Rainville’s nephew, Louis, who lives about 2 miles away from his uncle’s dairy farm, said he’s seen “seven or eight groups” of migrants in the past year.
He shared with The Post some of the sneaky tactics he’s seen migrant groups deploy to elude border agents.
“Border Patrol told me they almost always have rental vehicles in case they get caught, so they don’t get their personal cars seized,” he said. “They usually have two cars. They drive by to scope out the area to see where Border Patrol are.”
The younger Rainville said migrants waiting to be picked up then shine a flashlight at the cars as a signal, using tall grass for cover.

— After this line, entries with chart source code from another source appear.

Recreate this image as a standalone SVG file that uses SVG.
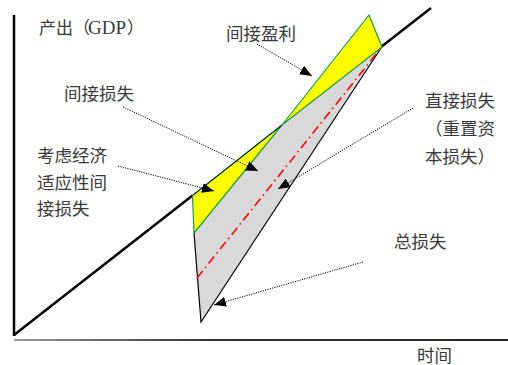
<svg xmlns="http://www.w3.org/2000/svg" width="508" height="365" viewBox="0 0 508 365">
<style>
.lbl{font-family:"Liberation Serif","Noto Sans CJK SC",serif;font-size:17.5px;fill:#3a3a3a}
.ann{fill:none;stroke:#000;stroke-width:1;stroke-dasharray:1.2 1.2;marker-end:url(#ah)}
.yel{fill:#ffff00;stroke:#1a9a4a;stroke-width:1.2;stroke-linejoin:round}
</style>
<defs>
<marker id="ah" viewBox="0 0 12 10" refX="12" refY="5" markerWidth="12" markerHeight="10" markerUnits="userSpaceOnUse" orient="auto">
<path d="M0,0 L12,5 L0,10 Z" fill="#000"/>
</marker>
<linearGradient id="xg" x1="0" y1="0" x2="1" y2="0">
<stop offset="0" stop-color="#999"/>
<stop offset="0.4" stop-color="#333"/>
<stop offset="1" stop-color="#222"/>
</linearGradient>
</defs>
<g id="axes">
<line x1="14" y1="15" x2="14" y2="336" stroke="#000" stroke-width="2.5"/>
<rect x="14" y="339" width="494" height="2" fill="url(#xg)"/>
</g>
<g id="trend">
<line x1="14" y1="335" x2="192.5" y2="195.5" stroke="#000" stroke-width="2.5"/>
<line x1="381" y1="47" x2="431" y2="8" stroke="#000" stroke-width="2.5"/>
</g>
<g id="total-loss">
<polygon points="194,233 282,125 381,47 201,322" fill="#d9d9d9" stroke="none"/>
<polyline points="194,233 201,322 383,45" fill="none" stroke="#000" stroke-width="1.2"/>
</g>
<g id="lower-yellow">
<polygon class="yel" points="192.5,195.5 282,125 194,233"/>
<line x1="192.5" y1="195.5" x2="282" y2="125" stroke="#000" stroke-width="1"/>
</g>
<g id="upper-yellow">
<polygon class="yel" points="282,125 369,15 382,47"/>
</g>
<g id="direct-line">
<line x1="197" y1="278" x2="381" y2="48" stroke="#ff0000" stroke-width="1.6" stroke-dasharray="9 4 1.5 4"/>
</g>
<g id="connectors">
<line class="ann" x1="257" y1="44" x2="312" y2="76"/>
<line class="ann" x1="123" y1="107" x2="258" y2="171"/>
<line class="ann" x1="118" y1="166" x2="214" y2="191"/>
<line class="ann" x1="413" y1="108" x2="278" y2="189"/>
<line class="ann" x1="363" y1="262" x2="214" y2="305"/>
</g>
<g id="label-gdp"><text class="lbl" x="39" y="34" style="font-size:17px">产出（<tspan x="88" style="font-size:19px">GDP</tspan><tspan x="127">）</tspan></text></g>
<g id="label-profit"><text class="lbl" x="226" y="40">间接盈利</text></g>
<g id="label-indirect"><text class="lbl" x="64" y="100">间接损失</text></g>
<g id="label-adapt"><text class="lbl" x="37" y="162">考虑经济</text><text class="lbl" x="37" y="189">适应性间</text><text class="lbl" x="37" y="215">接损失</text></g>
<g id="label-direct"><text class="lbl" x="425" y="107">直接损失</text><text class="lbl" x="425" y="135">（重置资</text><text class="lbl" x="425" y="163">本损失）</text></g>
<g id="label-total"><text class="lbl" x="394" y="248">总损失</text></g>
<g id="label-time"><text class="lbl" x="417" y="362">时间</text></g>
</svg>
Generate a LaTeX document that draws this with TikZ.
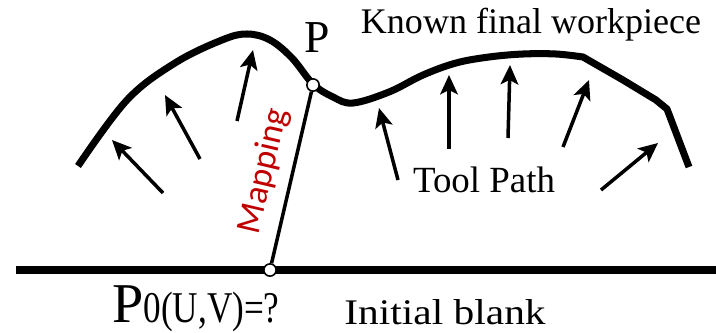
\documentclass[tikz,border=0pt]{standalone}
\usepackage{fontspec}
\setmainfont{Liberation Serif}
\newfontfamily\mapfont{Carlito}
\usetikzlibrary{arrows.meta}
\definecolor{mapred}{RGB}{192,0,0}

\begin{document}
\begin{tikzpicture}[x=0.02cm, y=-0.02cm, >={Stealth[length=11pt, width=10pt, inset=2.5pt]},
    surface/.style={line width=4pt, line join=round},
    normal/.style={->, line width=2pt},
    pin/.style={circle, draw, fill=white, line width=0.9pt, inner sep=0pt, minimum size=7pt},
    label/.style={font=\fontsize{20.5}{24}\selectfont, inner sep=0pt}]
    \useasboundingbox (0,0) rectangle (716,332);

    % final workpiece and initial blank
    \draw[surface] plot[smooth, tension=0.6] coordinates {(78,166) (127,100) (175,63) (222,40) (247,34)
        (270,40) (292,58) (313,84) (333,97) (353,103) (389,92) (423,75) (456,63) (489,57)
        (523,54) (556,54) (583,57)} -- (623,80) -- (656,100) -- (667,109) -- (689,167);
    \draw[surface] (16,270) -- (716,270);

    % tool path normals
    \draw[normal] (163,193) -- (112,140);
    \draw[normal] (200,159) -- (165,95);
    \draw[normal] (237,121) -- (253,50);
    \draw[normal] (398,180) -- (379,108);
    \draw[normal] (449,149) -- (449,75);
    \draw[normal] (508,138) -- (510,65);
    \draw[normal] (563,147) -- (589,80);
    \draw[normal] (601,190) -- (658,143);

    % mapping
    \node[pin] (p) at (313,85) {};
    \node[pin] (p0) at (270,270) {};
    \draw[line width=2pt] (p0) -- node[sloped, above=3pt, text=mapred, font=\mapfont\fontsize{20}{22}\selectfont] (map) {Mapping} (p);

    % labels
    \node[label, font=\fontsize{26}{30}\selectfont] (plab) at (317,38) {P};
    \node[label] (known) at (531,25) {Known final workpiece};
    \node[label, font=\fontsize{21}{24}\selectfont] (tool) at (484,180) {Tool Path};
    \node[label, anchor=base, xscale=1.15] (blank) at (445,324) {Initial blank};
    \node[label, anchor=base west] (pzero) at (112,322) {{\fontsize{32}{36}\selectfont P}\scalebox{0.8}[1]{\fontsize{25}{30}\selectfont 0(U,V)=?}};
\end{tikzpicture}
\end{document}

“The rear car stops to pick up the people while the front car goes ahead as the scout,” he said.
Louis estimates the largest group of migrants he’s seen consisted of seven or eight people but that he usually sees them in pairs “so it’s harder for Border Patrol to catch the whole group.”
Kristy Brow, 46, has captured multiple migrant groups on trail cameras positioned around her Highgate Springs home, where she runs a doggy daycare and boarding business on 21 verdant acres.
“A month ago one guy was walking, he must have seen the flash from the camera, and he put his hand up to stop the other two behind him. After a little while, they moseyed on their way.”
She said sometimes Border Patrol helicopters looking for migrants fly so low over her house that the walls shake.
Brow said she has “absolutely” seen a sharp recent increase in the number of migrants in the area, which she admits has frightened her.
“I don’t go outside by myself much at night anymore. It’s just nerve-wracking. Maybe they’re good people, but you just don’t know their intentions,” she said.
A message seeking comment sent to CBP by The Post on Sunday was not immediately returned.
Previous requests for an interview with the CBP chief of patrol in Swanton or for a Post reporter to accompany an agent on a ride-along were not responded to.